Stated problem:
From the very first line of the data to the line containing "-- (\x1-#5,\y2) -- (\x1-#5,\y1-#6)", retype everything exactly, leaving the pictures behind.

# # #

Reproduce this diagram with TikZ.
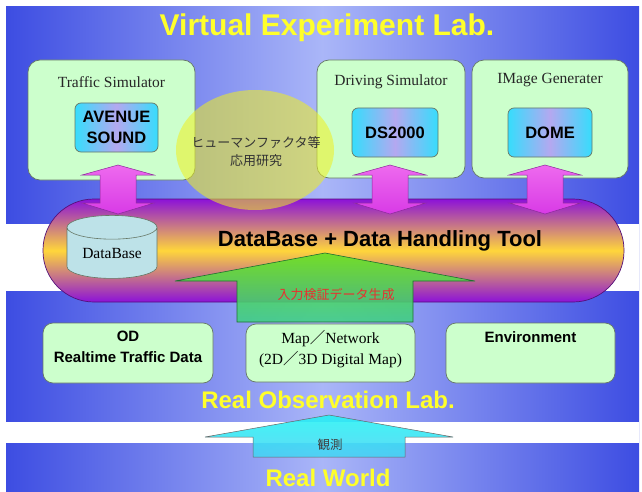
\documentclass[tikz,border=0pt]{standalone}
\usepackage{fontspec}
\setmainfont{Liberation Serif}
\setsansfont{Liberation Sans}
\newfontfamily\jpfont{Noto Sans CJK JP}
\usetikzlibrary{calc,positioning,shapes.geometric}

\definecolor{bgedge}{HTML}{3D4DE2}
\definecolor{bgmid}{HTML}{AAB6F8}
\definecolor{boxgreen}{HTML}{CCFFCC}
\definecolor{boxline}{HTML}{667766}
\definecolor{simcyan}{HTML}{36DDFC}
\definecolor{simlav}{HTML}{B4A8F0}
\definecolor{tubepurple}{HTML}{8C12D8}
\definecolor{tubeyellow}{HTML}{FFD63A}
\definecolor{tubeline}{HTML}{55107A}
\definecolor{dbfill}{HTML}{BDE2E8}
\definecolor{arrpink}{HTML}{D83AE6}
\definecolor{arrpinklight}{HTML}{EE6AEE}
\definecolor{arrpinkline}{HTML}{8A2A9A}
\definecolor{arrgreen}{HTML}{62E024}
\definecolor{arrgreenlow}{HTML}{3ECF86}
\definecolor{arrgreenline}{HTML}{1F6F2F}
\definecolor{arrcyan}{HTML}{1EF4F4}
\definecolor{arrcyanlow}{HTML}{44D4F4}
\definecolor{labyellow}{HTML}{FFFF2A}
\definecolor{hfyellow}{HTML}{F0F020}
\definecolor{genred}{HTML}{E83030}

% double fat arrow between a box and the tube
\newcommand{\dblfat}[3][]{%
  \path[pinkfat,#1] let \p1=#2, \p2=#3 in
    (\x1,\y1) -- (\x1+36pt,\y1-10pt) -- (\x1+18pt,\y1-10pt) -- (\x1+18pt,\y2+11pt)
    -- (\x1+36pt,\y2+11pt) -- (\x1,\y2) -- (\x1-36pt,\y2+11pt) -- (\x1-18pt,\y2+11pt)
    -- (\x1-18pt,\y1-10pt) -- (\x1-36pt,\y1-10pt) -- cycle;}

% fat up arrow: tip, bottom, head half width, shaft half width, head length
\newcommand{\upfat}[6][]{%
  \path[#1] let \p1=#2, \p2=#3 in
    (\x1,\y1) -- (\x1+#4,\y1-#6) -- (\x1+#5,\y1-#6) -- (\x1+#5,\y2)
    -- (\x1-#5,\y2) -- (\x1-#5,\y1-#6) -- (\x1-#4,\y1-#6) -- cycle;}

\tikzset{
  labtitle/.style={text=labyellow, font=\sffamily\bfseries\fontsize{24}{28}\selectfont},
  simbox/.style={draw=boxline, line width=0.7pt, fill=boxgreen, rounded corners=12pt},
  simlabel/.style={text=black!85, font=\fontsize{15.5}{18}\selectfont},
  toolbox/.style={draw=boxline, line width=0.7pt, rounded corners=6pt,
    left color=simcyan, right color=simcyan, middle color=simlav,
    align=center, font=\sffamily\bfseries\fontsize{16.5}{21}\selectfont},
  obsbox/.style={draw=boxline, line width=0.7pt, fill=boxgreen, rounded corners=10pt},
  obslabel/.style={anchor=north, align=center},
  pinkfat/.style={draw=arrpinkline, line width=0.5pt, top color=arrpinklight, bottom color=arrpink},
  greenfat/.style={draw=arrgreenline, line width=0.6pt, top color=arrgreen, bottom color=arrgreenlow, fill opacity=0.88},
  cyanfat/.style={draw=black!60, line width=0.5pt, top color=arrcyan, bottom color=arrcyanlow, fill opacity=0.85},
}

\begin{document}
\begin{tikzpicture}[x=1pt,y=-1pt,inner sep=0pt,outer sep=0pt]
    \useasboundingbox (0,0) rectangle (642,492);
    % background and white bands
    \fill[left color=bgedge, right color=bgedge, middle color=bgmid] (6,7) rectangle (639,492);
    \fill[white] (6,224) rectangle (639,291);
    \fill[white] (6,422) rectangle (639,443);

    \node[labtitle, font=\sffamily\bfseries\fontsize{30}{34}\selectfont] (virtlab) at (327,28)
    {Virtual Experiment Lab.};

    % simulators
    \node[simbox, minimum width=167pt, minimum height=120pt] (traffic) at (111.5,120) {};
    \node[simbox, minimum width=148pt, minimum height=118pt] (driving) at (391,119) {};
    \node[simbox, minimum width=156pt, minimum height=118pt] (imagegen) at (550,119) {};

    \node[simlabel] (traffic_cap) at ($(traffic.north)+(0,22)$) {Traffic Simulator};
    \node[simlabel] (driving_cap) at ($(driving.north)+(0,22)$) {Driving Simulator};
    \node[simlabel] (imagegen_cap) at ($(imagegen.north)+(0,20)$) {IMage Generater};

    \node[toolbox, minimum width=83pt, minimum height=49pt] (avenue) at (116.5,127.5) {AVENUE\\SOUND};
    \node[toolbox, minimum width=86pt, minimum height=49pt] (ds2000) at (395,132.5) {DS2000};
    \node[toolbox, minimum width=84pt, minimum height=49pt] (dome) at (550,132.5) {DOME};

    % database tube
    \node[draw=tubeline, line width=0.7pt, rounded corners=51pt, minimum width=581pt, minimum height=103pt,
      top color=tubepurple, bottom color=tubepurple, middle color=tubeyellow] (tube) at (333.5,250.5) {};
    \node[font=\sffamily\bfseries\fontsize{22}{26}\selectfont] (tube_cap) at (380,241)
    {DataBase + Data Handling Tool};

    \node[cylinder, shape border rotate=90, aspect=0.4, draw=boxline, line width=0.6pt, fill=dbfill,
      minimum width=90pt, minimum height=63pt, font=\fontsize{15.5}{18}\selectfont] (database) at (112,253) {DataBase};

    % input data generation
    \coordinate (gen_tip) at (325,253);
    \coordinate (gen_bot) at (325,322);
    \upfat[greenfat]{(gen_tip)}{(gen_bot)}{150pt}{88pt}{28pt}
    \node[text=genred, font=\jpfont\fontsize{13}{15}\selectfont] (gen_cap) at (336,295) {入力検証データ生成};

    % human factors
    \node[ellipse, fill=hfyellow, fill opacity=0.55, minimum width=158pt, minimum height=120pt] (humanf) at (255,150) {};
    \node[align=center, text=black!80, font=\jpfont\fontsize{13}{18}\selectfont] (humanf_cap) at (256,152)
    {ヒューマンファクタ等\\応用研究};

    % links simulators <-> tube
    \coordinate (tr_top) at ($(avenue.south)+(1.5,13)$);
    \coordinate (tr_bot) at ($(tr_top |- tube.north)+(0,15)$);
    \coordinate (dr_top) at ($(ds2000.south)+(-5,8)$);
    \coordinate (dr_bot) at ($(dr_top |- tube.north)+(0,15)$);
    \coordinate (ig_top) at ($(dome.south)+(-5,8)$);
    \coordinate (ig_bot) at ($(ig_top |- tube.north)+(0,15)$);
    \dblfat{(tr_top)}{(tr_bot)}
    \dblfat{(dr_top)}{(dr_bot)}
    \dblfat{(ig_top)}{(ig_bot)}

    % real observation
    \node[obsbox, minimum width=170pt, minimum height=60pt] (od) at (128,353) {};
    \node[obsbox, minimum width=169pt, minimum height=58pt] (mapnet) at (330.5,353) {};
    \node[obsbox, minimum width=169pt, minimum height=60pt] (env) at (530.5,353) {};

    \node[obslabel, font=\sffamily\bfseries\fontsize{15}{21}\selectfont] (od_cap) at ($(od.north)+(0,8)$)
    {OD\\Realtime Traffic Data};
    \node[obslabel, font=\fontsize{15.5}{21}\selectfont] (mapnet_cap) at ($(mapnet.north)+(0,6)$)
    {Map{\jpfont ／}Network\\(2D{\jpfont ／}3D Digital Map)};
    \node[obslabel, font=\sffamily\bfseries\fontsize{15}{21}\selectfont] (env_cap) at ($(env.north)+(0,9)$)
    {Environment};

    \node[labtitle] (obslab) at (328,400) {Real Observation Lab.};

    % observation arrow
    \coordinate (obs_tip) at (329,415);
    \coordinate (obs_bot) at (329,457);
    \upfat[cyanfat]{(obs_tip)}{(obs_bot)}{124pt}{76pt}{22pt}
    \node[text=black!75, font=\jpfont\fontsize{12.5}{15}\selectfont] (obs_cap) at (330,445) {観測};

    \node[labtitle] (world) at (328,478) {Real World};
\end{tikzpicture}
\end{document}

# # #

Expected answer:
Reproduce this diagram with TikZ.
\documentclass[tikz,border=0pt]{standalone}
\usepackage{fontspec}
\setmainfont{Liberation Serif}
\setsansfont{Liberation Sans}
\newfontfamily\jpfont{Noto Sans CJK JP}
\usetikzlibrary{calc,positioning,shapes.geometric}

\definecolor{bgedge}{HTML}{3D4DE2}
\definecolor{bgmid}{HTML}{AAB6F8}
\definecolor{boxgreen}{HTML}{CCFFCC}
\definecolor{boxline}{HTML}{667766}
\definecolor{simcyan}{HTML}{36DDFC}
\definecolor{simlav}{HTML}{B4A8F0}
\definecolor{tubepurple}{HTML}{8C12D8}
\definecolor{tubeyellow}{HTML}{FFD63A}
\definecolor{tubeline}{HTML}{55107A}
\definecolor{dbfill}{HTML}{BDE2E8}
\definecolor{arrpink}{HTML}{D83AE6}
\definecolor{arrpinklight}{HTML}{EE6AEE}
\definecolor{arrpinkline}{HTML}{8A2A9A}
\definecolor{arrgreen}{HTML}{62E024}
\definecolor{arrgreenlow}{HTML}{3ECF86}
\definecolor{arrgreenline}{HTML}{1F6F2F}
\definecolor{arrcyan}{HTML}{1EF4F4}
\definecolor{arrcyanlow}{HTML}{44D4F4}
\definecolor{labyellow}{HTML}{FFFF2A}
\definecolor{hfyellow}{HTML}{F0F020}
\definecolor{genred}{HTML}{E83030}

% double fat arrow between a box and the tube
\newcommand{\dblfat}[3][]{%
  \path[pinkfat,#1] let \p1=#2, \p2=#3 in
    (\x1,\y1) -- (\x1+36pt,\y1-10pt) -- (\x1+18pt,\y1-10pt) -- (\x1+18pt,\y2+11pt)
    -- (\x1+36pt,\y2+11pt) -- (\x1,\y2) -- (\x1-36pt,\y2+11pt) -- (\x1-18pt,\y2+11pt)
    -- (\x1-18pt,\y1-10pt) -- (\x1-36pt,\y1-10pt) -- cycle;}

% fat up arrow: tip, bottom, head half width, shaft half width, head length
\newcommand{\upfat}[6][]{%
  \path[#1] let \p1=#2, \p2=#3 in
    (\x1,\y1) -- (\x1+#4,\y1-#6) -- (\x1+#5,\y1-#6) -- (\x1+#5,\y2)
    -- (\x1-#5,\y2) -- (\x1-#5,\y1-#6) -- (\x1-#4,\y1-#6) -- cycle;}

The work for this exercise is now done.